What the task asks :: Starting at the first line of the data, please print exactly those lines through the one that holds "proposed_sd = [0.0366, 0.0129, 0.0245, 0.0193, 0.0179]", omitting every picture.

Source excerpt ::
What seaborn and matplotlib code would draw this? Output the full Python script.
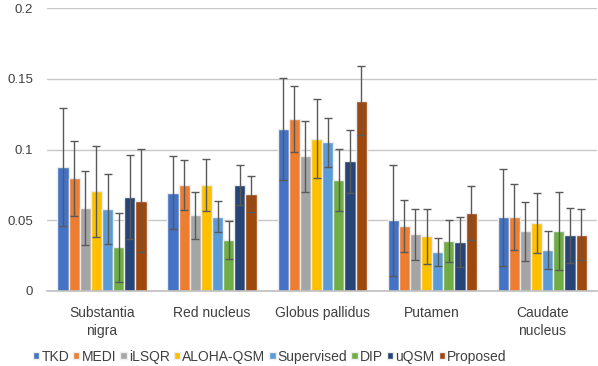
import numpy as np
import pandas as pd
import seaborn as sns
import matplotlib.pyplot as plt

# Regions and methods
regions = ["Substantia\nnigra", "Red nucleus", "Globus pallidus", "Putamen", "Caudate\nnucleus"]
methods = ["TKD", "MEDI", "iLSQR", "ALOHA-QSM", "Supervised", "DIP", "uQSM", "Proposed"]

# Mean values per method (one entry per region)
tkd = [0.0876, 0.0695, 0.1143, 0.0499, 0.0520]
medi = [0.0796, 0.0749, 0.1213, 0.0459, 0.0525]
ilsqr = [0.0587, 0.0535, 0.0952, 0.0400, 0.0422]
aloha = [0.0704, 0.0749, 0.1077, 0.0386, 0.0478]
supervised = [0.0580, 0.0525, 0.1051, 0.0276, 0.0290]
dip = [0.0309, 0.0360, 0.0782, 0.0351, 0.0424]
uqsm = [0.0664, 0.0749, 0.0916, 0.0346, 0.0394]
proposed = [0.0638, 0.0686, 0.1345, 0.0551, 0.0398]

# Standard deviations
tkd_sd = [0.0420, 0.0260, 0.0360, 0.0394, 0.0340]
medi_sd = [0.0266, 0.0177, 0.0233, 0.0186, 0.0233]
ilsqr_sd = [0.0263, 0.0167, 0.0252, 0.0182, 0.0209]
aloha_sd = [0.0321, 0.0184, 0.0280, 0.0194, 0.0212]
supervised_sd = [0.0250, 0.0109, 0.0172, 0.0099, 0.0136]
dip_sd = [0.0244, 0.0135, 0.0219, 0.0149, 0.0276]
uqsm_sd = [0.0299, 0.0144, 0.0224, 0.0174, 0.0195]
proposed_sd = [0.0366, 0.0129, 0.0245, 0.0193, 0.0179]

means = [tkd, medi, ilsqr, aloha, supervised, dip, uqsm, proposed]
sds = [tkd_sd, medi_sd, ilsqr_sd, aloha_sd, supervised_sd, dip_sd, uqsm_sd, proposed_sd]

colors = ["#4472C4", "#ED7D31", "#A5A5A5", "#FFC000", "#5B9BD5", "#70AD47", "#264478", "#9E480E"]

rows = []
for m, vals, errs in zip(methods, means, sds):
    for r, v, e in zip(regions, vals, errs):
        rows.append({"region": r, "method": m, "value": v, "sd": e})
df = pd.DataFrame(rows)

sns.set_style("white")
plt.rcParams['font.family'] = ['Liberation Sans', 'DejaVu Sans']

fig = plt.figure(figsize=(5.98, 3.66), dpi=100)
ax = fig.add_axes([0.0786, 0.205, 0.92, 0.773])

sns.barplot(data=df, x="region", y="value", hue="method", order=regions,
            hue_order=methods, palette=colors, saturation=1, errorbar=None, width=0.81,
            edgecolor="#EDEDED", linewidth=1.0, ax=ax, zorder=2)

# error bars on top of each bar
for container, m in zip(ax.containers, methods):
    sub = df[df["method"] == m].set_index("region").loc[regions]
    xs = [p.get_x() + p.get_width() / 2 for p in container.patches]
    ax.errorbar(xs, sub["value"], yerr=sub["sd"], fmt="none", ecolor="#595959",
                elinewidth=1.0, capsize=3, capthick=1.0, zorder=3)

ax.set_xlim(-0.5, 4.5)
ax.set_ylim(0, 0.2)
ax.set_yticks([0, 0.05, 0.1, 0.15, 0.2])
ax.set_yticklabels(["0", "0.05", "0.1", "0.15", "0.2"])
ax.yaxis.grid(True, color="#C8C8C8", linewidth=1.0, zorder=0)
ax.set_axisbelow(True)
for s in ["top", "right", "left"]:
    ax.spines[s].set_visible(False)
ax.spines["bottom"].set_color("#BFBFBF")
ax.spines["bottom"].set_linewidth(1.2)
ax.tick_params(axis="both", length=0, labelsize=10, colors="#404040")
ax.tick_params(axis="x", pad=11)
ax.tick_params(axis="y", pad=10, labelsize=9.5)
for lbl in ax.get_xticklabels():
    lbl.set_linespacing(1.35)
ax.set_xlabel("")
ax.set_ylabel("")

ax.legend(loc="center", bbox_to_anchor=(0.405, -0.232), ncol=8, frameon=False,
          fontsize=10, handlelength=0.45, handleheight=0.45, handletextpad=0.15,
          columnspacing=0.3, labelcolor="#404040", borderaxespad=0)

fig.savefig("out.png", dpi=100)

Response for this exercise ::
What seaborn and matplotlib code would draw this? Output the full Python script.
import numpy as np
import pandas as pd
import seaborn as sns
import matplotlib.pyplot as plt

# Regions and methods
regions = ["Substantia\nnigra", "Red nucleus", "Globus pallidus", "Putamen", "Caudate\nnucleus"]
methods = ["TKD", "MEDI", "iLSQR", "ALOHA-QSM", "Supervised", "DIP", "uQSM", "Proposed"]

# Mean values per method (one entry per region)
tkd = [0.0876, 0.0695, 0.1143, 0.0499, 0.0520]
medi = [0.0796, 0.0749, 0.1213, 0.0459, 0.0525]
ilsqr = [0.0587, 0.0535, 0.0952, 0.0400, 0.0422]
aloha = [0.0704, 0.0749, 0.1077, 0.0386, 0.0478]
supervised = [0.0580, 0.0525, 0.1051, 0.0276, 0.0290]
dip = [0.0309, 0.0360, 0.0782, 0.0351, 0.0424]
uqsm = [0.0664, 0.0749, 0.0916, 0.0346, 0.0394]
proposed = [0.0638, 0.0686, 0.1345, 0.0551, 0.0398]

# Standard deviations
tkd_sd = [0.0420, 0.0260, 0.0360, 0.0394, 0.0340]
medi_sd = [0.0266, 0.0177, 0.0233, 0.0186, 0.0233]
ilsqr_sd = [0.0263, 0.0167, 0.0252, 0.0182, 0.0209]
aloha_sd = [0.0321, 0.0184, 0.0280, 0.0194, 0.0212]
supervised_sd = [0.0250, 0.0109, 0.0172, 0.0099, 0.0136]
dip_sd = [0.0244, 0.0135, 0.0219, 0.0149, 0.0276]
uqsm_sd = [0.0299, 0.0144, 0.0224, 0.0174, 0.0195]
proposed_sd = [0.0366, 0.0129, 0.0245, 0.0193, 0.0179]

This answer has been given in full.